**SOURCE DATA**
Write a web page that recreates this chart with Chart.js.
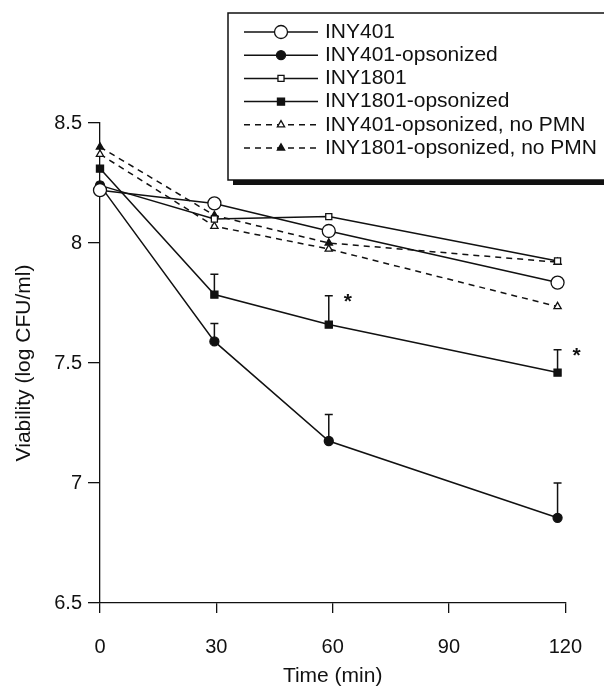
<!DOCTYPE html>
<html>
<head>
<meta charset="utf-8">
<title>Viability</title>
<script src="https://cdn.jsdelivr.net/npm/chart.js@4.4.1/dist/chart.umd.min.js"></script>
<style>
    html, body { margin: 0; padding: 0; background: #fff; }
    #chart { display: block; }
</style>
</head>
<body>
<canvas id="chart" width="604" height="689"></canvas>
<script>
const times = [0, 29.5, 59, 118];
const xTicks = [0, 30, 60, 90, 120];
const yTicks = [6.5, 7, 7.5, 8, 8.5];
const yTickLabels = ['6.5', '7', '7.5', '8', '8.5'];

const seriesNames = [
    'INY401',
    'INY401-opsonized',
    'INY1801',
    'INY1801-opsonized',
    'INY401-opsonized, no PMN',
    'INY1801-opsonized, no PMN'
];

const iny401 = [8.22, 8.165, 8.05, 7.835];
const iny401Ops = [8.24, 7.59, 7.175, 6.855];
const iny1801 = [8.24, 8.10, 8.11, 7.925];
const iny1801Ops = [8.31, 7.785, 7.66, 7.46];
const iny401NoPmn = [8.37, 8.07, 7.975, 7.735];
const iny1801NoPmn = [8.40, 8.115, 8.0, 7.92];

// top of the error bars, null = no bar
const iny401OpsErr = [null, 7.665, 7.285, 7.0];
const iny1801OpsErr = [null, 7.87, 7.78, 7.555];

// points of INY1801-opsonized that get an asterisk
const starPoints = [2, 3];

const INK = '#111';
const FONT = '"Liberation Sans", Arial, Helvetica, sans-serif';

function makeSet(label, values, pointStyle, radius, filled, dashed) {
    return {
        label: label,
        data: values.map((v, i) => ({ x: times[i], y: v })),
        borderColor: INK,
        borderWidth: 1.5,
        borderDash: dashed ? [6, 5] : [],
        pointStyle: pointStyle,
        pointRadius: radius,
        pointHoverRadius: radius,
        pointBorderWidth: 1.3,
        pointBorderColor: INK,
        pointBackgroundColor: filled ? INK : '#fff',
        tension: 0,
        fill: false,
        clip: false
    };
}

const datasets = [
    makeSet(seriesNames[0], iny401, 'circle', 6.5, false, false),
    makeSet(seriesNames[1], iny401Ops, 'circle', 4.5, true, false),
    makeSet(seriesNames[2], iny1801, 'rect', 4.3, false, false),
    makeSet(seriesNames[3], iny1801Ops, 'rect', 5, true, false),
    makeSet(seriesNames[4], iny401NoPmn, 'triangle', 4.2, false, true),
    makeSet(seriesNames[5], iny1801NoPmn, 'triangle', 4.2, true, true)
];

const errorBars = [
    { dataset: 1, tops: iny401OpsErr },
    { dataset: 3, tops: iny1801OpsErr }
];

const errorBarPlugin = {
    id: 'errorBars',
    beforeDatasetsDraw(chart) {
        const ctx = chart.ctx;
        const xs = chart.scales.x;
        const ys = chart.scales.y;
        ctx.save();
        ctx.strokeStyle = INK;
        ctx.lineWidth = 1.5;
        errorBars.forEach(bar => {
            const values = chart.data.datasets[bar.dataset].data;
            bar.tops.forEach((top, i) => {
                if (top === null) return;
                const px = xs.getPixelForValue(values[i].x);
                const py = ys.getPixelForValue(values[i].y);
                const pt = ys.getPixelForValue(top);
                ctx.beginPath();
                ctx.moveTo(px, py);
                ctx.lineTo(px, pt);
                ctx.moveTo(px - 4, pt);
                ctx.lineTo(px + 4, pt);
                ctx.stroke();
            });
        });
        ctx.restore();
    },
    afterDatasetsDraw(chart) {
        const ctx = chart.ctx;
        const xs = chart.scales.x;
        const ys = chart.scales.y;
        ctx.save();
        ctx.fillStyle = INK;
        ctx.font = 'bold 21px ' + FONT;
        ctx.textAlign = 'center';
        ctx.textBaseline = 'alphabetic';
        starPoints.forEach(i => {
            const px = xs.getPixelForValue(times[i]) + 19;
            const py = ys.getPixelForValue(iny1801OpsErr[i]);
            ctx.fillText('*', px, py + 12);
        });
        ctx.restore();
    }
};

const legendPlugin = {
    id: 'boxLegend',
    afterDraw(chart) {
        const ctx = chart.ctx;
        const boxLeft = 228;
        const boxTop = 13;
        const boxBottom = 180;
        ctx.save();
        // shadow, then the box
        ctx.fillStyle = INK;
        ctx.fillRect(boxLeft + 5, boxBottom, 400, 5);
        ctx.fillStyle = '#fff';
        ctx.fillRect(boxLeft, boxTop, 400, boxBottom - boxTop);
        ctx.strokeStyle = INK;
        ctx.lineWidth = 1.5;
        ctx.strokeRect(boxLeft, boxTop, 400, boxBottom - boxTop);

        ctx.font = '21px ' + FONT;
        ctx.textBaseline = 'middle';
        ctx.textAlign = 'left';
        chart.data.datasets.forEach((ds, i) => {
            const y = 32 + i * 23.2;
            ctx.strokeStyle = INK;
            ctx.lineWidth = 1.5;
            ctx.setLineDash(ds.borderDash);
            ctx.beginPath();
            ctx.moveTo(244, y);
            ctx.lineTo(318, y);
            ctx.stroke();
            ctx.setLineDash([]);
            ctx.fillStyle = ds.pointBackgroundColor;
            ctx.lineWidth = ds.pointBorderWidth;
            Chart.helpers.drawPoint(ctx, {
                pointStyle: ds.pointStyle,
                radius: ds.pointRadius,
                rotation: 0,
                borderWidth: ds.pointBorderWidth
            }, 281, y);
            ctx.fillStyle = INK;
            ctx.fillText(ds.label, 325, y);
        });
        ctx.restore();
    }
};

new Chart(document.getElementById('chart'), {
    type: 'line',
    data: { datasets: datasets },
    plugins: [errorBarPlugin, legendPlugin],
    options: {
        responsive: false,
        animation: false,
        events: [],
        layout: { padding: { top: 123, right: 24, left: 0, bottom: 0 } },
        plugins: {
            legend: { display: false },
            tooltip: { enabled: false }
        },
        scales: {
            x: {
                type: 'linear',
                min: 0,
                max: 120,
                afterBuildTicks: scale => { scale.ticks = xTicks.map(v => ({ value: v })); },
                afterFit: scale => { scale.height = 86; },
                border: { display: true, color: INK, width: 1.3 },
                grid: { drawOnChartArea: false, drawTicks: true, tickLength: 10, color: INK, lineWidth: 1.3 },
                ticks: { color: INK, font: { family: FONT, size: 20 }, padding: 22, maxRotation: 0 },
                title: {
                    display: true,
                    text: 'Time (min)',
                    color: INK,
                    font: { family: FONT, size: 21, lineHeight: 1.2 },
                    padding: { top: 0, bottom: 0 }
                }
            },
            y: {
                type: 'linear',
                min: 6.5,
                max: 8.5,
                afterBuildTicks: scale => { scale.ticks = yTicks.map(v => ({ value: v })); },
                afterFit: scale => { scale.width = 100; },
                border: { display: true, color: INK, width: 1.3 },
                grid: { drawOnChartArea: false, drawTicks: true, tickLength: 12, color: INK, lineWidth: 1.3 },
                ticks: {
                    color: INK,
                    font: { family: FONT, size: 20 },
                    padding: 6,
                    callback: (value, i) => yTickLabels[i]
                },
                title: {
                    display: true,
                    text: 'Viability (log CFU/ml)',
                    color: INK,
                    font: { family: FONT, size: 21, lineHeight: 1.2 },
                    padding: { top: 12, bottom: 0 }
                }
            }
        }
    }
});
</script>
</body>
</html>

**WHAT YOU WILL DO**
Copy all the lines of data exactly as they appear, dropping any images.

**WRITTEN ANSWER**
Write a web page that recreates this chart with Chart.js.
<!DOCTYPE html>
<html>
<head>
<meta charset="utf-8">
<title>Viability</title>
<script src="https://cdn.jsdelivr.net/npm/chart.js@4.4.1/dist/chart.umd.min.js"></script>
<style>
    html, body { margin: 0; padding: 0; background: #fff; }
    #chart { display: block; }
</style>
</head>
<body>
<canvas id="chart" width="604" height="689"></canvas>
<script>
const times = [0, 29.5, 59, 118];
const xTicks = [0, 30, 60, 90, 120];
const yTicks = [6.5, 7, 7.5, 8, 8.5];
const yTickLabels = ['6.5', '7', '7.5', '8', '8.5'];

const seriesNames = [
    'INY401',
    'INY401-opsonized',
    'INY1801',
    'INY1801-opsonized',
    'INY401-opsonized, no PMN',
    'INY1801-opsonized, no PMN'
];

const iny401 = [8.22, 8.165, 8.05, 7.835];
const iny401Ops = [8.24, 7.59, 7.175, 6.855];
const iny1801 = [8.24, 8.10, 8.11, 7.925];
const iny1801Ops = [8.31, 7.785, 7.66, 7.46];
const iny401NoPmn = [8.37, 8.07, 7.975, 7.735];
const iny1801NoPmn = [8.40, 8.115, 8.0, 7.92];

// top of the error bars, null = no bar
const iny401OpsErr = [null, 7.665, 7.285, 7.0];
const iny1801OpsErr = [null, 7.87, 7.78, 7.555];

// points of INY1801-opsonized that get an asterisk
const starPoints = [2, 3];

const INK = '#111';
const FONT = '"Liberation Sans", Arial, Helvetica, sans-serif';

function makeSet(label, values, pointStyle, radius, filled, dashed) {
    return {
        label: label,
        data: values.map((v, i) => ({ x: times[i], y: v })),
        borderColor: INK,
        borderWidth: 1.5,
        borderDash: dashed ? [6, 5] : [],
        pointStyle: pointStyle,
        pointRadius: radius,
        pointHoverRadius: radius,
        pointBorderWidth: 1.3,
        pointBorderColor: INK,
        pointBackgroundColor: filled ? INK : '#fff',
        tension: 0,
        fill: false,
        clip: false
    };
}

const datasets = [
    makeSet(seriesNames[0], iny401, 'circle', 6.5, false, false),
    makeSet(seriesNames[1], iny401Ops, 'circle', 4.5, true, false),
    makeSet(seriesNames[2], iny1801, 'rect', 4.3, false, false),
    makeSet(seriesNames[3], iny1801Ops, 'rect', 5, true, false),
    makeSet(seriesNames[4], iny401NoPmn, 'triangle', 4.2, false, true),
    makeSet(seriesNames[5], iny1801NoPmn, 'triangle', 4.2, true, true)
];

const errorBars = [
    { dataset: 1, tops: iny401OpsErr },
    { dataset: 3, tops: iny1801OpsErr }
];

const errorBarPlugin = {
    id: 'errorBars',
    beforeDatasetsDraw(chart) {
        const ctx = chart.ctx;
        const xs = chart.scales.x;
        const ys = chart.scales.y;
        ctx.save();
        ctx.strokeStyle = INK;
        ctx.lineWidth = 1.5;
        errorBars.forEach(bar => {
            const values = chart.data.datasets[bar.dataset].data;
            bar.tops.forEach((top, i) => {
                if (top === null) return;
                const px = xs.getPixelForValue(values[i].x);
                const py = ys.getPixelForValue(values[i].y);
                const pt = ys.getPixelForValue(top);
                ctx.beginPath();
                ctx.moveTo(px, py);
                ctx.lineTo(px, pt);
                ctx.moveTo(px - 4, pt);
                ctx.lineTo(px + 4, pt);
                ctx.stroke();
            });
        });
        ctx.restore();
    },
    afterDatasetsDraw(chart) {
        const ctx = chart.ctx;
        const xs = chart.scales.x;
        const ys = chart.scales.y;
        ctx.save();
        ctx.fillStyle = INK;
        ctx.font = 'bold 21px ' + FONT;
        ctx.textAlign = 'center';
        ctx.textBaseline = 'alphabetic';
        starPoints.forEach(i => {
            const px = xs.getPixelForValue(times[i]) + 19;
            const py = ys.getPixelForValue(iny1801OpsErr[i]);
            ctx.fillText('*', px, py + 12);
        });
        ctx.restore();
    }
};

const legendPlugin = {
    id: 'boxLegend',
    afterDraw(chart) {
        const ctx = chart.ctx;
        const boxLeft = 228;
        const boxTop = 13;
        const boxBottom = 180;
        ctx.save();
        // shadow, then the box
        ctx.fillStyle = INK;
        ctx.fillRect(boxLeft + 5, boxBottom, 400, 5);
        ctx.fillStyle = '#fff';
        ctx.fillRect(boxLeft, boxTop, 400, boxBottom - boxTop);
        ctx.strokeStyle = INK;
        ctx.lineWidth = 1.5;
        ctx.strokeRect(boxLeft, boxTop, 400, boxBottom - boxTop);

        ctx.font = '21px ' + FONT;
        ctx.textBaseline = 'middle';
        ctx.textAlign = 'left';
        chart.data.datasets.forEach((ds, i) => {
            const y = 32 + i * 23.2;
            ctx.strokeStyle = INK;
            ctx.lineWidth = 1.5;
            ctx.setLineDash(ds.borderDash);
            ctx.beginPath();
            ctx.moveTo(244, y);
            ctx.lineTo(318, y);
            ctx.stroke();
            ctx.setLineDash([]);
            ctx.fillStyle = ds.pointBackgroundColor;
            ctx.lineWidth = ds.pointBorderWidth;
            Chart.helpers.drawPoint(ctx, {
                pointStyle: ds.pointStyle,
                radius: ds.pointRadius,
                rotation: 0,
                borderWidth: ds.pointBorderWidth
            }, 281, y);
            ctx.fillStyle = INK;
            ctx.fillText(ds.label, 325, y);
        });
        ctx.restore();
    }
};

new Chart(document.getElementById('chart'), {
    type: 'line',
    data: { datasets: datasets },
    plugins: [errorBarPlugin, legendPlugin],
    options: {
        responsive: false,
        animation: false,
        events: [],
        layout: { padding: { top: 123, right: 24, left: 0, bottom: 0 } },
        plugins: {
            legend: { display: false },
            tooltip: { enabled: false }
        },
        scales: {
            x: {
                type: 'linear',
                min: 0,
                max: 120,
                afterBuildTicks: scale => { scale.ticks = xTicks.map(v => ({ value: v })); },
                afterFit: scale => { scale.height = 86; },
                border: { display: true, color: INK, width: 1.3 },
                grid: { drawOnChartArea: false, drawTicks: true, tickLength: 10, color: INK, lineWidth: 1.3 },
                ticks: { color: INK, font: { family: FONT, size: 20 }, padding: 22, maxRotation: 0 },
                title: {
                    display: true,
                    text: 'Time (min)',
                    color: INK,
                    font: { family: FONT, size: 21, lineHeight: 1.2 },
                    padding: { top: 0, bottom: 0 }
                }
            },
            y: {
                type: 'linear',
                min: 6.5,
                max: 8.5,
                afterBuildTicks: scale => { scale.ticks = yTicks.map(v => ({ value: v })); },
                afterFit: scale => { scale.width = 100; },
                border: { display: true, color: INK, width: 1.3 },
                grid: { drawOnChartArea: false, drawTicks: true, tickLength: 12, color: INK, lineWidth: 1.3 },
                ticks: {
                    color: INK,
                    font: { family: FONT, size: 20 },
                    padding: 6,
                    callback: (value, i) => yTickLabels[i]
                },
                title: {
                    display: true,
                    text: 'Viability (log CFU/ml)',
                    color: INK,
                    font: { family: FONT, size: 21, lineHeight: 1.2 },
                    padding: { top: 12, bottom: 0 }
                }
            }
        }
    }
});
</script>
</body>
</html>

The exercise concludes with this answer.